Just keep swimming, just keep swimming…

January 19, 2010

As if it weren’t hard enough in August, when I uprooted myself from my life and job in D.C. to come back to North Carolina after Jon proposed. Now I’m shaking things up again.

On Thursday of last week, I up and quit my job. I’d been contemplating it for a while, and when my boss basically told me that her time was more valuable than mine, I’d reached the last straw. So Jon and I chatted about it, and I quit. The end. Goodbye, Hickory, N.C.!

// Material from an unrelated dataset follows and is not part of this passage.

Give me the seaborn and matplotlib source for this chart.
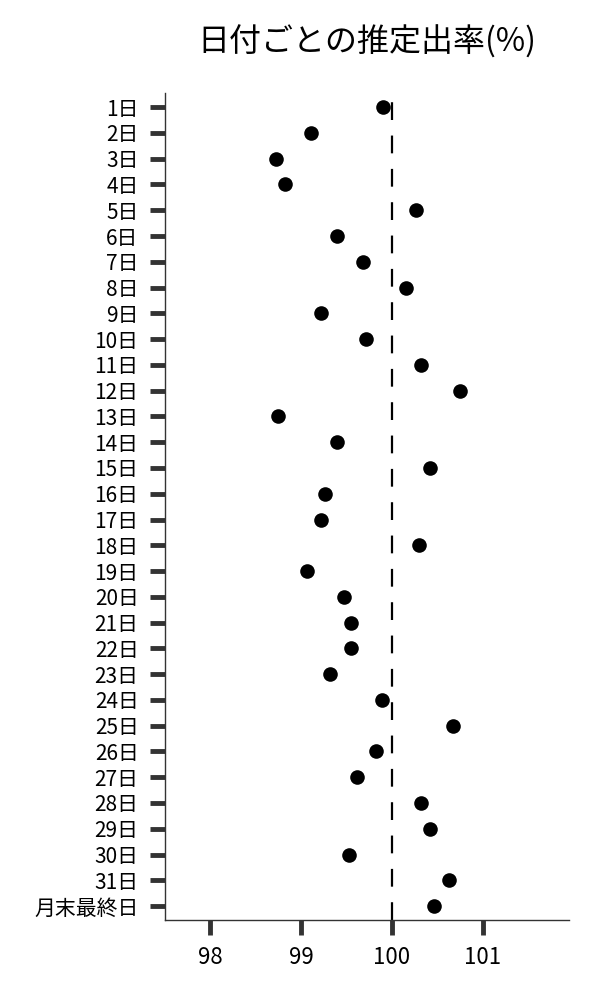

So now I’m starting all over. Again. And I have no idea what I want to do. Working toward a master’s degree would be great, but I’d have to take the GRE, pass it, and then get into a grad school…and I’d need to pick something I like enough to spend another two years studying it, which, at this point, is a tough decision. Or I could keep looking for a full-time position in Winston-Salem and most likely set aside all the experience I’ve worked up over the past few years as a writer/editor because there are no jobs in that industry here (that would be why I moved to D.C. in the first place).  Or I could really give the freelance thing a go–I just have no idea how to start that. This is tougher than I thought.

The one thing I think I’d really like to do is try to build up a calligraphy/invitation design business. I’ve got the pens and ink, some creative ideas, the full Abobe creative suite at my fingers…now I just need some clients and a business plan. Hmm…

Well, in the meantime, I’m just trying to stay positive and take it all one day at a time–which, I’ve realized, is sometimes harder than it sounds. Wish me luck!